Después, quiso hablar de Clara. Le interrumpí. No tengo deseo alguno de saber lo que haya podido vivir en mi ausencia. Supongo que, durante veintiocho años, no se habrá contentado con esperar y lamentarse. No quiero escuchar explicaciones detalladas. Apellidos, fechas, nombres… Nos amamos en una ocasión y lo que nos separó no era asunto nuestro. Ya no tengo tiempo para mirar atrás.

Solo pedí a Bertrand que me proporcionase la dirección de mi mujer. Le escribí. Pasé un día entero haciéndolo. Le conté todo lo que me había sucedido y cómo lo había vencido. Cómo, estando caído, me volví a levantar gracias a Nadia.

Luego, le di una cita.

No, no me ha contestado; no le di una dirección a donde pudiera hacerlo.

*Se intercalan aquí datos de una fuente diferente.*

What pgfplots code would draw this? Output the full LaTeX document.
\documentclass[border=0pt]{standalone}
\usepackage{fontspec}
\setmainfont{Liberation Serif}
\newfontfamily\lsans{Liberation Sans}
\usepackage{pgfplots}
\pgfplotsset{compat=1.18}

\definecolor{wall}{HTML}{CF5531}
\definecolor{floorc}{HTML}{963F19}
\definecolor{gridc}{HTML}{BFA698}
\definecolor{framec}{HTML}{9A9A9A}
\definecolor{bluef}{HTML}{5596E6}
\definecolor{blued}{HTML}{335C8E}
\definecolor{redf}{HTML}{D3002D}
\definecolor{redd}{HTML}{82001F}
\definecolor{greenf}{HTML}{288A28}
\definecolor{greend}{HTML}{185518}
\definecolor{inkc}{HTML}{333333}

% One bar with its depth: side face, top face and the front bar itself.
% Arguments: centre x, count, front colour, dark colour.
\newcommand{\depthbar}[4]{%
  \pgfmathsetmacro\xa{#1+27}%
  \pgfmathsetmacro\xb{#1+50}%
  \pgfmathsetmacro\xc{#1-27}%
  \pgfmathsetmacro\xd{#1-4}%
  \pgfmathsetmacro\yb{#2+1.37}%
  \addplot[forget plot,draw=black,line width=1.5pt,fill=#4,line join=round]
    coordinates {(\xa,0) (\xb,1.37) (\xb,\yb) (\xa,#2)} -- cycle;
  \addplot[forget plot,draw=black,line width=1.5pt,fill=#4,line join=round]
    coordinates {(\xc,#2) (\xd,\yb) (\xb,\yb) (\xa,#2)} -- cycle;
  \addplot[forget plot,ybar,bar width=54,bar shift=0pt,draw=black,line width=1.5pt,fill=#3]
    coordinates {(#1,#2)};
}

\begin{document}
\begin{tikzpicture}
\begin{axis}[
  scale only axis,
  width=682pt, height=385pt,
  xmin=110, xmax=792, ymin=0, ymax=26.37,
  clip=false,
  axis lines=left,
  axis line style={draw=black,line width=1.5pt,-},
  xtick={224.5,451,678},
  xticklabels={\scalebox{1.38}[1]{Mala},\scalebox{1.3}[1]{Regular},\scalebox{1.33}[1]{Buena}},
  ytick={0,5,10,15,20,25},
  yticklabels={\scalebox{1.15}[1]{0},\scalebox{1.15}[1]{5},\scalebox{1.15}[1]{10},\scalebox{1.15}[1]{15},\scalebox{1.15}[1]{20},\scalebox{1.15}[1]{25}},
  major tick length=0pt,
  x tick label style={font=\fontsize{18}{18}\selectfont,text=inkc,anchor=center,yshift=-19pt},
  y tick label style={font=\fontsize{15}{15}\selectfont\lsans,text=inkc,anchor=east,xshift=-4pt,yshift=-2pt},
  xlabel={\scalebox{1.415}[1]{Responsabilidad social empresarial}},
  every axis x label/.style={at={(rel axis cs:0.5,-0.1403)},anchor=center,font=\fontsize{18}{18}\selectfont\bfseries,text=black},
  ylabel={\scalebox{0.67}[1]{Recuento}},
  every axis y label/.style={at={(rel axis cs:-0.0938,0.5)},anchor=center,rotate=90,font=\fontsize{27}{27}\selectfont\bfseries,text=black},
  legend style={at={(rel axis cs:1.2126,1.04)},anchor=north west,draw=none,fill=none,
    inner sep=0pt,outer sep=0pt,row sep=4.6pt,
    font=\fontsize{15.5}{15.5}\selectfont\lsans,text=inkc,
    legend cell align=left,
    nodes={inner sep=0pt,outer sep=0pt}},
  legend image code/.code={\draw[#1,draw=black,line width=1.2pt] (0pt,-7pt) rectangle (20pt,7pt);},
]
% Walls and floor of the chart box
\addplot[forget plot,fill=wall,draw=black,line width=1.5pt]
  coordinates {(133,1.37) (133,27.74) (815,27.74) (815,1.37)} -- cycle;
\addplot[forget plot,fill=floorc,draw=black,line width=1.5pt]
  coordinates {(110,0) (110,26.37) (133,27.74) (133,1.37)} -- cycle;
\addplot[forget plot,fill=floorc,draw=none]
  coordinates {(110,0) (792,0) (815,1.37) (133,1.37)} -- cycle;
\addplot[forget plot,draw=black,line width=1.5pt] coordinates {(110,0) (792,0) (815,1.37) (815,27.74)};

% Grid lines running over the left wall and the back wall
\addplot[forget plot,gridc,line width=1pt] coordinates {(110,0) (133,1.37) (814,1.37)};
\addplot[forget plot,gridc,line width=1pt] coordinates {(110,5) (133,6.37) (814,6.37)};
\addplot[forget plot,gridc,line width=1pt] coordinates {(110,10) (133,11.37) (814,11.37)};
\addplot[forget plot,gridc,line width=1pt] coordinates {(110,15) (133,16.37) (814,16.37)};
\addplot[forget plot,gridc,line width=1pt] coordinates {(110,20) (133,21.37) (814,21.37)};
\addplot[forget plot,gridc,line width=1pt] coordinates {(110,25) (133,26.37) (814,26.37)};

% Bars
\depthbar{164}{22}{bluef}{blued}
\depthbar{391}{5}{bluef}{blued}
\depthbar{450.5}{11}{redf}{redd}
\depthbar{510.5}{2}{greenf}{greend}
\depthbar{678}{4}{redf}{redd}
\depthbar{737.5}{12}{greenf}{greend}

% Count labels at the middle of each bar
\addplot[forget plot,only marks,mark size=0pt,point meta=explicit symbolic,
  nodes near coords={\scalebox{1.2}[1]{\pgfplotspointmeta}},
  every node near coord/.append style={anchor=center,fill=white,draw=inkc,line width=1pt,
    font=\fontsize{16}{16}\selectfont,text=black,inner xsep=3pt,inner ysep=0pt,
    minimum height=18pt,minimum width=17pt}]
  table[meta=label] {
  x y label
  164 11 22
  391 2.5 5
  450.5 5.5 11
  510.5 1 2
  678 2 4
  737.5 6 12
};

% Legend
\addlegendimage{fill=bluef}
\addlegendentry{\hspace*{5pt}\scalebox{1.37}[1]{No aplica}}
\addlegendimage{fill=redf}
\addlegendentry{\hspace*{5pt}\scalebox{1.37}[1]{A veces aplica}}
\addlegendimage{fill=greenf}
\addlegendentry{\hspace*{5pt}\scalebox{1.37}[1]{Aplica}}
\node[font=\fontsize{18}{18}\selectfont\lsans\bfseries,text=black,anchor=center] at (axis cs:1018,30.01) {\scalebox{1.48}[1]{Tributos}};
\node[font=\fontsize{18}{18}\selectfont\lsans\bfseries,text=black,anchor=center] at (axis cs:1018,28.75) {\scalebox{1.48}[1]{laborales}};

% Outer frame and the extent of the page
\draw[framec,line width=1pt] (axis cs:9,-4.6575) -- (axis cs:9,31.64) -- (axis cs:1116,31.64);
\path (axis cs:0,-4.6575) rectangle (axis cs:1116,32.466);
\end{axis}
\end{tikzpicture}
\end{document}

Podría haber llamado, es cierto. Pero al teléfono me habría emocionado excesivamente; ¡tengo tan poca costumbre…!; después de todo lo que han debido contarle acerca de mi estado mental, podía confundir el sentido de mi emoción…

Tampoco quería que me contestase demasiado pronto. No estoy seguro de hallarme en condiciones de entender su respuesta de viva voz, sea esta, por lo demás, positiva o negativa.

Por lo tanto, me he limitado a darle una cita. Lo más pronto posible, aunque dejándole tiempo para llegar… si decide venir.

Me pregunté qué día y qué lugar elegir. La solución se me impuso como una evidencia. Repetir simplemente nuestra antigua cita. El 20 de junio, a mediodía, en el Quai de l’Horloge. Entre las dos torretas.

Sí, el 20 de junio es mañana.

Acudió a la otra cita, ¿por qué no a esta? ¿No cree usted?